Given information:
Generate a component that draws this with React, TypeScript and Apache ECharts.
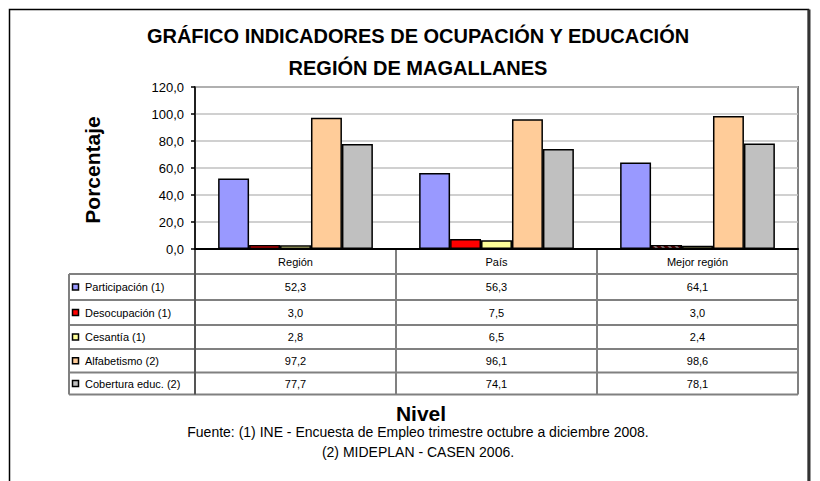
import React, { useEffect, useRef } from "react";
import * as echarts from "echarts";

const categories = ["Región", "País", "Mejor región"];
const seriesNames = [
  "Participación (1)",
  "Desocupación (1)",
  "Cesantía (1)",
  "Alfabetismo (2)",
  "Cobertura educ. (2)",
];
const participacion = [52.3, 56.3, 64.1];
const desocupacion = [3.0, 7.5, 3.0];
const cesantia = [2.8, 6.5, 2.4];
const alfabetismo = [97.2, 96.1, 98.6];
const cobertura = [77.7, 74.1, 78.1];
const seriesColors = ["#9999FF", "#FF0000", "#FFFF99", "#FFCC99", "#C0C0C0"];
const yMin = 0;
const yMax = 120;
const yStep = 20;
const titleLines = [
  "GRÁFICO INDICADORES DE OCUPACIÓN Y EDUCACIÓN",
  "REGIÓN DE MAGALLANES",
];
const yAxisTitle = "Porcentaje";
const xAxisTitle = "Nivel";
const sourceLines = [
  "Fuente: (1) INE - Encuesta de Empleo trimestre octubre a diciembre 2008.",
  "(2) MIDEPLAN - CASEN 2006.",
];

const fmt = (v: number) => v.toFixed(1).replace(".", ",");

export default function App() {
  const ref = useRef<HTMLDivElement>(null);
  useEffect(() => {
    if (!ref.current) return;
    const chart = echarts.init(ref.current, null, { renderer: "svg" });
    const FONT = "'Liberation Sans', Arial, sans-serif";
    const GL = 195;
    const GT = 87;
    const GW = 603;
    const GH = 162;
    const GB = GT + GH;
    const TL = 69;
    const rowLines = [274, 300, 325, 349, 372.5, 394.5];
    const allSeries = [participacion, desocupacion, cesantia, alfabetismo, cobertura];
    const colW = GW / categories.length;

    const graphics: any[] = [];
    // outer frame
    graphics.push({
      type: "rect",
      shape: { x: 9.5, y: 9.5, width: 799, height: 520 },
      style: { fill: "none", stroke: "#000", lineWidth: 1.5 },
      silent: true,
    });
    graphics.push({
      type: "line",
      shape: { x1: 809, y1: 9.5, x2: 809, y2: 481 },
      style: { stroke: "#333", lineWidth: 3 },
      silent: true,
    });
    // titles
    titleLines.forEach((t, i) => {
      graphics.push({
        type: "text",
        x: 418,
        y: 36 + i * 32,
        style: {
          text: t,
          fill: "#000",
          font: `bold 20px ${FONT}`,
          textAlign: "center",
          textVerticalAlign: "middle",
        },
      });
    });
    graphics.push({
      type: "text",
      x: 92,
      y: 170,
      rotation: Math.PI / 2,
      style: {
        text: yAxisTitle,
        fill: "#000",
        font: `bold 21px ${FONT}`,
        textAlign: "center",
        textVerticalAlign: "middle",
      },
    });
    // table horizontal lines
    rowLines.forEach((y) => {
      graphics.push({
        type: "line",
        shape: { x1: TL, y1: y, x2: GL + GW, y2: y },
        style: { stroke: "#808080", lineWidth: 2 },
        silent: true,
      });
    });
    // table vertical lines
    graphics.push({
      type: "line",
      shape: { x1: TL, y1: rowLines[0], x2: TL, y2: rowLines[rowLines.length - 1] },
      style: { stroke: "#808080", lineWidth: 2 },
      silent: true,
    });
    for (let i = 0; i <= categories.length; i++) {
      const x = GL + i * colW;
      graphics.push({
        type: "line",
        shape: { x1: x, y1: GB, x2: x, y2: rowLines[rowLines.length - 1] },
        style: { stroke: i === 0 ? "#555" : "#808080", lineWidth: 2 },
        silent: true,
      });
    }
    // legend cells and values
    seriesNames.forEach((name, r) => {
      const cy = (rowLines[r] + rowLines[r + 1]) / 2;
      graphics.push({
        type: "rect",
        shape: { x: 72.5, y: cy - 3, width: 6, height: 6 },
        style: { fill: seriesColors[r], stroke: "#000", lineWidth: 1.5 },
      });
      graphics.push({
        type: "text",
        x: 85,
        y: cy,
        style: {
          text: name,
          fill: "#000",
          font: `11px ${FONT}`,
          textAlign: "left",
          textVerticalAlign: "middle",
        },
      });
      allSeries[r].forEach((v, c) => {
        graphics.push({
          type: "text",
          x: GL + (c + 0.5) * colW,
          y: cy,
          style: {
            text: fmt(v),
            fill: "#000",
            font: `11px ${FONT}`,
            textAlign: "center",
            textVerticalAlign: "middle",
          },
        });
      });
    });
    graphics.push({
      type: "text",
      x: 421,
      y: 413,
      style: {
        text: xAxisTitle,
        fill: "#000",
        font: `bold 21px ${FONT}`,
        textAlign: "center",
        textVerticalAlign: "middle",
      },
    });
    sourceLines.forEach((t, i) => {
      graphics.push({
        type: "text",
        x: 418,
        y: 432 + i * 19.5,
        style: {
          text: t,
          fill: "#000",
          font: `14px ${FONT}`,
          textAlign: "center",
          textVerticalAlign: "middle",
        },
      });
    });

    chart.setOption({
      animation: false,
      backgroundColor: "#fff",
      textStyle: { fontFamily: FONT },
      grid: {
        left: GL,
        top: GT,
        width: GW,
        height: GH,
        show: true,
        borderColor: "#808080",
        borderWidth: 2,
        backgroundColor: "#fff",
      },
      xAxis: {
        type: "category",
        data: categories,
        axisLine: { show: true, lineStyle: { color: "#000", width: 2 } },
        axisTick: { show: false },
        axisLabel: { color: "#000", fontSize: 11, margin: 7, fontFamily: FONT },
      },
      yAxis: {
        type: "value",
        min: yMin,
        max: yMax,
        interval: yStep,
        axisLine: { show: true, lineStyle: { color: "#000", width: 1.5 } },
        axisTick: { show: true, length: 4, lineStyle: { color: "#000", width: 1.5 } },
        axisLabel: { color: "#000", fontSize: 13, margin: 11, formatter: fmt, fontFamily: FONT },
        splitLine: { show: true, lineStyle: { color: "#C0C0C0", width: 1.5 } },
      },
      series: allSeries.map((vals, i) => ({
        type: "bar",
        name: seriesNames[i],
        barGap: "0%",
        barCategoryGap: "23%",
        itemStyle: { color: seriesColors[i], borderColor: "#000", borderWidth: 1.5 },
        data:
          i === 1
            ? vals.map((v, k) =>
                k === 2
                  ? {
                      value: v,
                      itemStyle: {
                        decal: {
                          symbol: "rect",
                          color: "rgba(255,255,255,0.85)",
                          dashArrayX: [1, 0],
                          dashArrayY: [2, 3],
                          rotation: Math.PI / 4,
                        },
                      },
                    }
                  : v
              )
            : vals,
      })),
      graphic: graphics,
    });
    return () => chart.dispose();
  }, []);
  return (
    <div
      ref={ref}
      style={{ position: "fixed", left: 0, top: 0, width: 820, height: 481 }}
    />
  );
}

The task: Omit every picture, then reproduce the rest of the listing exactly.

Task response:
Generate a component that draws this with React, TypeScript and Apache ECharts.
import React, { useEffect, useRef } from "react";
import * as echarts from "echarts";

const categories = ["Región", "País", "Mejor región"];
const seriesNames = [
  "Participación (1)",
  "Desocupación (1)",
  "Cesantía (1)",
  "Alfabetismo (2)",
  "Cobertura educ. (2)",
];
const participacion = [52.3, 56.3, 64.1];
const desocupacion = [3.0, 7.5, 3.0];
const cesantia = [2.8, 6.5, 2.4];
const alfabetismo = [97.2, 96.1, 98.6];
const cobertura = [77.7, 74.1, 78.1];
const seriesColors = ["#9999FF", "#FF0000", "#FFFF99", "#FFCC99", "#C0C0C0"];
const yMin = 0;
const yMax = 120;
const yStep = 20;
const titleLines = [
  "GRÁFICO INDICADORES DE OCUPACIÓN Y EDUCACIÓN",
  "REGIÓN DE MAGALLANES",
];
const yAxisTitle = "Porcentaje";
const xAxisTitle = "Nivel";
const sourceLines = [
  "Fuente: (1) INE - Encuesta de Empleo trimestre octubre a diciembre 2008.",
  "(2) MIDEPLAN - CASEN 2006.",
];

const fmt = (v: number) => v.toFixed(1).replace(".", ",");

export default function App() {
  const ref = useRef<HTMLDivElement>(null);
  useEffect(() => {
    if (!ref.current) return;
    const chart = echarts.init(ref.current, null, { renderer: "svg" });
    const FONT = "'Liberation Sans', Arial, sans-serif";
    const GL = 195;
    const GT = 87;
    const GW = 603;
    const GH = 162;
    const GB = GT + GH;
    const TL = 69;
    const rowLines = [274, 300, 325, 349, 372.5, 394.5];
    const allSeries = [participacion, desocupacion, cesantia, alfabetismo, cobertura];
    const colW = GW / categories.length;

    const graphics: any[] = [];
    // outer frame
    graphics.push({
      type: "rect",
      shape: { x: 9.5, y: 9.5, width: 799, height: 520 },
      style: { fill: "none", stroke: "#000", lineWidth: 1.5 },
      silent: true,
    });
    graphics.push({
      type: "line",
      shape: { x1: 809, y1: 9.5, x2: 809, y2: 481 },
      style: { stroke: "#333", lineWidth: 3 },
      silent: true,
    });
    // titles
    titleLines.forEach((t, i) => {
      graphics.push({
        type: "text",
        x: 418,
        y: 36 + i * 32,
        style: {
          text: t,
          fill: "#000",
          font: `bold 20px ${FONT}`,
          textAlign: "center",
          textVerticalAlign: "middle",
        },
      });
    });
    graphics.push({
      type: "text",
      x: 92,
      y: 170,
      rotation: Math.PI / 2,
      style: {
        text: yAxisTitle,
        fill: "#000",
        font: `bold 21px ${FONT}`,
        textAlign: "center",
        textVerticalAlign: "middle",
      },
    });
    // table horizontal lines
    rowLines.forEach((y) => {
      graphics.push({
        type: "line",
        shape: { x1: TL, y1: y, x2: GL + GW, y2: y },
        style: { stroke: "#808080", lineWidth: 2 },
        silent: true,
      });
    });
    // table vertical lines
    graphics.push({
      type: "line",
      shape: { x1: TL, y1: rowLines[0], x2: TL, y2: rowLines[rowLines.length - 1] },
      style: { stroke: "#808080", lineWidth: 2 },
      silent: true,
    });
    for (let i = 0; i <= categories.length; i++) {
      const x = GL + i * colW;
      graphics.push({
        type: "line",
        shape: { x1: x, y1: GB, x2: x, y2: rowLines[rowLines.length - 1] },
        style: { stroke: i === 0 ? "#555" : "#808080", lineWidth: 2 },
        silent: true,
      });
    }
    // legend cells and values
    seriesNames.forEach((name, r) => {
      const cy = (rowLines[r] + rowLines[r + 1]) / 2;
      graphics.push({
        type: "rect",
        shape: { x: 72.5, y: cy - 3, width: 6, height: 6 },
        style: { fill: seriesColors[r], stroke: "#000", lineWidth: 1.5 },
      });
      graphics.push({
        type: "text",
        x: 85,
        y: cy,
        style: {
          text: name,
          fill: "#000",
          font: `11px ${FONT}`,
          textAlign: "left",
          textVerticalAlign: "middle",
        },
      });
      allSeries[r].forEach((v, c) => {
        graphics.push({
          type: "text",
          x: GL + (c + 0.5) * colW,
          y: cy,
          style: {
            text: fmt(v),
            fill: "#000",
            font: `11px ${FONT}`,
            textAlign: "center",
            textVerticalAlign: "middle",
          },
        });
      });
    });
    graphics.push({
      type: "text",
      x: 421,
      y: 413,
      style: {
        text: xAxisTitle,
        fill: "#000",
        font: `bold 21px ${FONT}`,
        textAlign: "center",
        textVerticalAlign: "middle",
      },
    });
    sourceLines.forEach((t, i) => {
      graphics.push({
        type: "text",
        x: 418,
        y: 432 + i * 19.5,
        style: {
          text: t,
          fill: "#000",
          font: `14px ${FONT}`,
          textAlign: "center",
          textVerticalAlign: "middle",
        },
      });
    });

    chart.setOption({
      animation: false,
      backgroundColor: "#fff",
      textStyle: { fontFamily: FONT },
      grid: {
        left: GL,
        top: GT,
        width: GW,
        height: GH,
        show: true,
        borderColor: "#808080",
        borderWidth: 2,
        backgroundColor: "#fff",
      },
      xAxis: {
        type: "category",
        data: categories,
        axisLine: { show: true, lineStyle: { color: "#000", width: 2 } },
        axisTick: { show: false },
        axisLabel: { color: "#000", fontSize: 11, margin: 7, fontFamily: FONT },
      },
      yAxis: {
        type: "value",
        min: yMin,
        max: yMax,
        interval: yStep,
        axisLine: { show: true, lineStyle: { color: "#000", width: 1.5 } },
        axisTick: { show: true, length: 4, lineStyle: { color: "#000", width: 1.5 } },
        axisLabel: { color: "#000", fontSize: 13, margin: 11, formatter: fmt, fontFamily: FONT },
        splitLine: { show: true, lineStyle: { color: "#C0C0C0", width: 1.5 } },
      },
      series: allSeries.map((vals, i) => ({
        type: "bar",
        name: seriesNames[i],
        barGap: "0%",
        barCategoryGap: "23%",
        itemStyle: { color: seriesColors[i], borderColor: "#000", borderWidth: 1.5 },
        data:
          i === 1
            ? vals.map((v, k) =>
                k === 2
                  ? {
                      value: v,
                      itemStyle: {
                        decal: {
                          symbol: "rect",
                          color: "rgba(255,255,255,0.85)",
                          dashArrayX: [1, 0],
                          dashArrayY: [2, 3],
                          rotation: Math.PI / 4,
                        },
                      },
                    }
                  : v
              )
            : vals,
      })),
      graphic: graphics,
    });
    return () => chart.dispose();
  }, []);
  return (
    <div
      ref={ref}
      style={{ position: "fixed", left: 0, top: 0, width: 820, height: 481 }}
    />
  );
}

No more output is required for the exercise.